[What is needed]
Would you transcribe the listing that follows, character for character, and omit its images?

[Figure scripts]
■ ■ ■

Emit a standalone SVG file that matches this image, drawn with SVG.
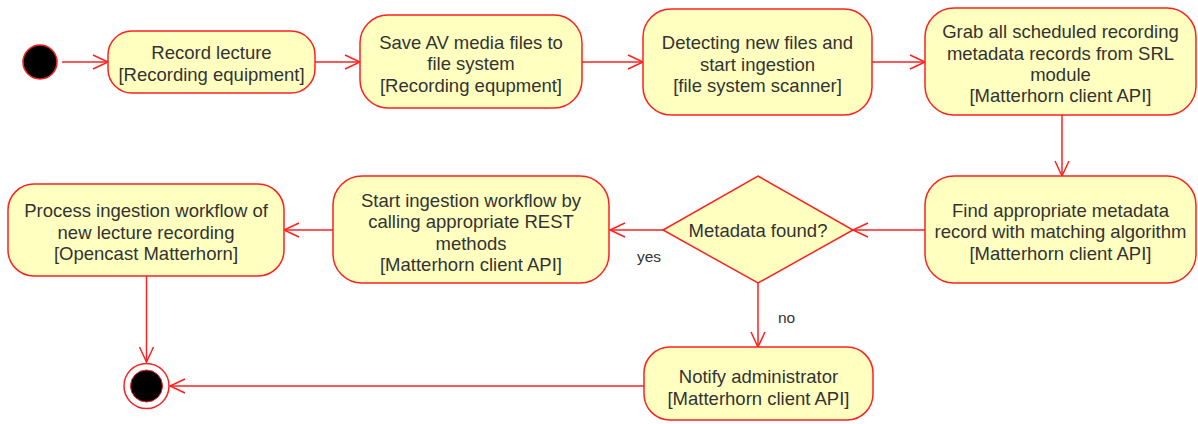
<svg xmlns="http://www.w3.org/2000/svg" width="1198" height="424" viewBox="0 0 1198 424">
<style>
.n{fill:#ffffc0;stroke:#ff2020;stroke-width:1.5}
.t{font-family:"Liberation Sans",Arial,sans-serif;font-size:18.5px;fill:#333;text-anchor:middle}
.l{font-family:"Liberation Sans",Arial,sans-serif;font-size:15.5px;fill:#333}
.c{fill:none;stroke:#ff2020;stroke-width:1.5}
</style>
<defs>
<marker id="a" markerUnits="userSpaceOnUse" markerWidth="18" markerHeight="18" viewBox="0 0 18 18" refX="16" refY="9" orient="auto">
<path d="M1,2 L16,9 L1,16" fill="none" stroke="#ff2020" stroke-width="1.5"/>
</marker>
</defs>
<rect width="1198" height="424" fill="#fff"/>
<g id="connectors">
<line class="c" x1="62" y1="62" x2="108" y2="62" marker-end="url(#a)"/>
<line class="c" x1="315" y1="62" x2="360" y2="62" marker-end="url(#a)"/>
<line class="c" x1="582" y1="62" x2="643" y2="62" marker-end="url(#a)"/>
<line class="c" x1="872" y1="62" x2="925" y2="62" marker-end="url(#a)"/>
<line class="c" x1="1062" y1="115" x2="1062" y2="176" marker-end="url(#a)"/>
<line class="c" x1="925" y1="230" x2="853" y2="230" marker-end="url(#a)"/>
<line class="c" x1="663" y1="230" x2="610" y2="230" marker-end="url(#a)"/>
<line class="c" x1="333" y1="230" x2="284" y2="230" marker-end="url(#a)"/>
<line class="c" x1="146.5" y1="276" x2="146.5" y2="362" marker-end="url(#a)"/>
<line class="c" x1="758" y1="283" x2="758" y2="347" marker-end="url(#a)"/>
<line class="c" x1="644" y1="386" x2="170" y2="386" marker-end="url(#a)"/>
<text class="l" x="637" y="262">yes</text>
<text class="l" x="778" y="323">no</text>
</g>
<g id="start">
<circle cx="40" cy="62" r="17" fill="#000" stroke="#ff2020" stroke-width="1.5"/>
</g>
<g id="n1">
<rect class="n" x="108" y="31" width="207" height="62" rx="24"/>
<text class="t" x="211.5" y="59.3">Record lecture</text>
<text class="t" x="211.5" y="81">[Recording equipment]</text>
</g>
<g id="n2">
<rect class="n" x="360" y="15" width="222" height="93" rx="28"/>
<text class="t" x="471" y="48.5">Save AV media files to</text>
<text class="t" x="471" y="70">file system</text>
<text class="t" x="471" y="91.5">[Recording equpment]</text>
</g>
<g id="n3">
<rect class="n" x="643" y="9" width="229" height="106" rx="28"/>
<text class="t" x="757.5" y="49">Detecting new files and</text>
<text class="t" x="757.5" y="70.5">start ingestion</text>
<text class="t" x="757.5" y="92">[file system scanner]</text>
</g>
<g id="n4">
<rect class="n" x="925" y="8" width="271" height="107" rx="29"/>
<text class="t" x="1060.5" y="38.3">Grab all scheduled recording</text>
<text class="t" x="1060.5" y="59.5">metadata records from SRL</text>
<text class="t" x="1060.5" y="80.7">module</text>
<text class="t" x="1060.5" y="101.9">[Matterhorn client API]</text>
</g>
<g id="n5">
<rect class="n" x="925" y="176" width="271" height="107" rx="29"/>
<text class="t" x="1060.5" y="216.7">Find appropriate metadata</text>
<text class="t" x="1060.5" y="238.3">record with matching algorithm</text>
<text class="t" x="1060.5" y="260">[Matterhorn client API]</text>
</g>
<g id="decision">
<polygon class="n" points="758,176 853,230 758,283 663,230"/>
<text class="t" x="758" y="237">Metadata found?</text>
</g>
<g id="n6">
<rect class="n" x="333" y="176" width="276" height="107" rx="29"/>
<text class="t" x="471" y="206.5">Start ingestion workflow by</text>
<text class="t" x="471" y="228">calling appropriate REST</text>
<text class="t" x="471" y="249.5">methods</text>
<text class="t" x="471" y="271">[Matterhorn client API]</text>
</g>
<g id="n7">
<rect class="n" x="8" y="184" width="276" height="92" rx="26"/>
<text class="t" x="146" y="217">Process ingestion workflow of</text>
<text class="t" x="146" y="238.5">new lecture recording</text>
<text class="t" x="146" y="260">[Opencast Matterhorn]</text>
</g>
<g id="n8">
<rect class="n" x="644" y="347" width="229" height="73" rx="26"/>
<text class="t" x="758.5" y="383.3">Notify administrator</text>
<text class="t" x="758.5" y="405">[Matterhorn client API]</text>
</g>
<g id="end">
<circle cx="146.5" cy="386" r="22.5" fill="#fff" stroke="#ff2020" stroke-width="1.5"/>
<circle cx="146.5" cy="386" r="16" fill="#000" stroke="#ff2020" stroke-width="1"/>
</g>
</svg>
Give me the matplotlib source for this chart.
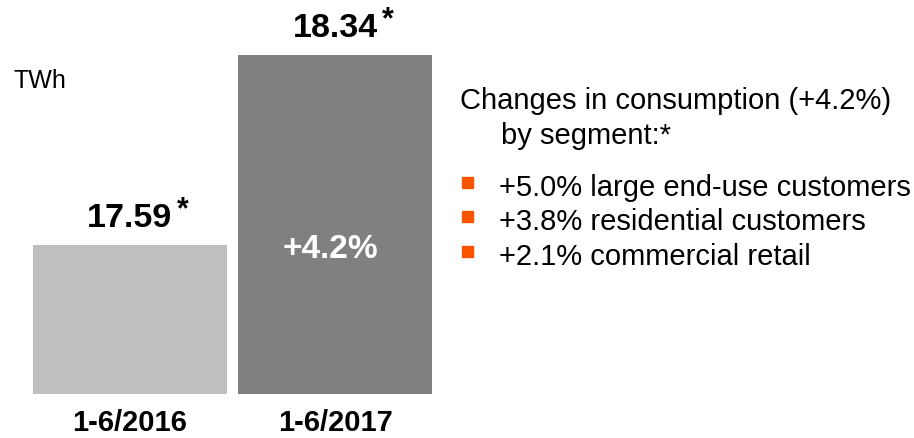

■ ■ ■

[Written response]
Emit a standalone SVG file that matches this image, drawn with SVG.
<svg xmlns="http://www.w3.org/2000/svg" width="1198" height="424" viewBox="0 0 1198 424">
<style>
.n{fill:#ffffc0;stroke:#ff2020;stroke-width:1.5}
.t{font-family:"Liberation Sans",Arial,sans-serif;font-size:18.5px;fill:#333;text-anchor:middle}
.l{font-family:"Liberation Sans",Arial,sans-serif;font-size:15.5px;fill:#333}
.c{fill:none;stroke:#ff2020;stroke-width:1.5}
</style>
<defs>
<marker id="a" markerUnits="userSpaceOnUse" markerWidth="18" markerHeight="18" viewBox="0 0 18 18" refX="16" refY="9" orient="auto">
<path d="M1,2 L16,9 L1,16" fill="none" stroke="#ff2020" stroke-width="1.5"/>
</marker>
</defs>
<rect width="1198" height="424" fill="#fff"/>
<g id="connectors">
<line class="c" x1="62" y1="62" x2="108" y2="62" marker-end="url(#a)"/>
<line class="c" x1="315" y1="62" x2="360" y2="62" marker-end="url(#a)"/>
<line class="c" x1="582" y1="62" x2="643" y2="62" marker-end="url(#a)"/>
<line class="c" x1="872" y1="62" x2="925" y2="62" marker-end="url(#a)"/>
<line class="c" x1="1062" y1="115" x2="1062" y2="176" marker-end="url(#a)"/>
<line class="c" x1="925" y1="230" x2="853" y2="230" marker-end="url(#a)"/>
<line class="c" x1="663" y1="230" x2="610" y2="230" marker-end="url(#a)"/>
<line class="c" x1="333" y1="230" x2="284" y2="230" marker-end="url(#a)"/>
<line class="c" x1="146.5" y1="276" x2="146.5" y2="362" marker-end="url(#a)"/>
<line class="c" x1="758" y1="283" x2="758" y2="347" marker-end="url(#a)"/>
<line class="c" x1="644" y1="386" x2="170" y2="386" marker-end="url(#a)"/>
<text class="l" x="637" y="262">yes</text>
<text class="l" x="778" y="323">no</text>
</g>
<g id="start">
<circle cx="40" cy="62" r="17" fill="#000" stroke="#ff2020" stroke-width="1.5"/>
</g>
<g id="n1">
<rect class="n" x="108" y="31" width="207" height="62" rx="24"/>
<text class="t" x="211.5" y="59.3">Record lecture</text>
<text class="t" x="211.5" y="81">[Recording equipment]</text>
</g>
<g id="n2">
<rect class="n" x="360" y="15" width="222" height="93" rx="28"/>
<text class="t" x="471" y="48.5">Save AV media files to</text>
<text class="t" x="471" y="70">file system</text>
<text class="t" x="471" y="91.5">[Recording equpment]</text>
</g>
<g id="n3">
<rect class="n" x="643" y="9" width="229" height="106" rx="28"/>
<text class="t" x="757.5" y="49">Detecting new files and</text>
<text class="t" x="757.5" y="70.5">start ingestion</text>
<text class="t" x="757.5" y="92">[file system scanner]</text>
</g>
<g id="n4">
<rect class="n" x="925" y="8" width="271" height="107" rx="29"/>
<text class="t" x="1060.5" y="38.3">Grab all scheduled recording</text>
<text class="t" x="1060.5" y="59.5">metadata records from SRL</text>
<text class="t" x="1060.5" y="80.7">module</text>
<text class="t" x="1060.5" y="101.9">[Matterhorn client API]</text>
</g>
<g id="n5">
<rect class="n" x="925" y="176" width="271" height="107" rx="29"/>
<text class="t" x="1060.5" y="216.7">Find appropriate metadata</text>
<text class="t" x="1060.5" y="238.3">record with matching algorithm</text>
<text class="t" x="1060.5" y="260">[Matterhorn client API]</text>
</g>
<g id="decision">
<polygon class="n" points="758,176 853,230 758,283 663,230"/>
<text class="t" x="758" y="237">Metadata found?</text>
</g>
<g id="n6">
<rect class="n" x="333" y="176" width="276" height="107" rx="29"/>
<text class="t" x="471" y="206.5">Start ingestion workflow by</text>
<text class="t" x="471" y="228">calling appropriate REST</text>
<text class="t" x="471" y="249.5">methods</text>
<text class="t" x="471" y="271">[Matterhorn client API]</text>
</g>
<g id="n7">
<rect class="n" x="8" y="184" width="276" height="92" rx="26"/>
<text class="t" x="146" y="217">Process ingestion workflow of</text>
<text class="t" x="146" y="238.5">new lecture recording</text>
<text class="t" x="146" y="260">[Opencast Matterhorn]</text>
</g>
<g id="n8">
<rect class="n" x="644" y="347" width="229" height="73" rx="26"/>
<text class="t" x="758.5" y="383.3">Notify administrator</text>
<text class="t" x="758.5" y="405">[Matterhorn client API]</text>
</g>
<g id="end">
<circle cx="146.5" cy="386" r="22.5" fill="#fff" stroke="#ff2020" stroke-width="1.5"/>
<circle cx="146.5" cy="386" r="16" fill="#000" stroke="#ff2020" stroke-width="1"/>
</g>
</svg>
Give me the matplotlib source for this chart.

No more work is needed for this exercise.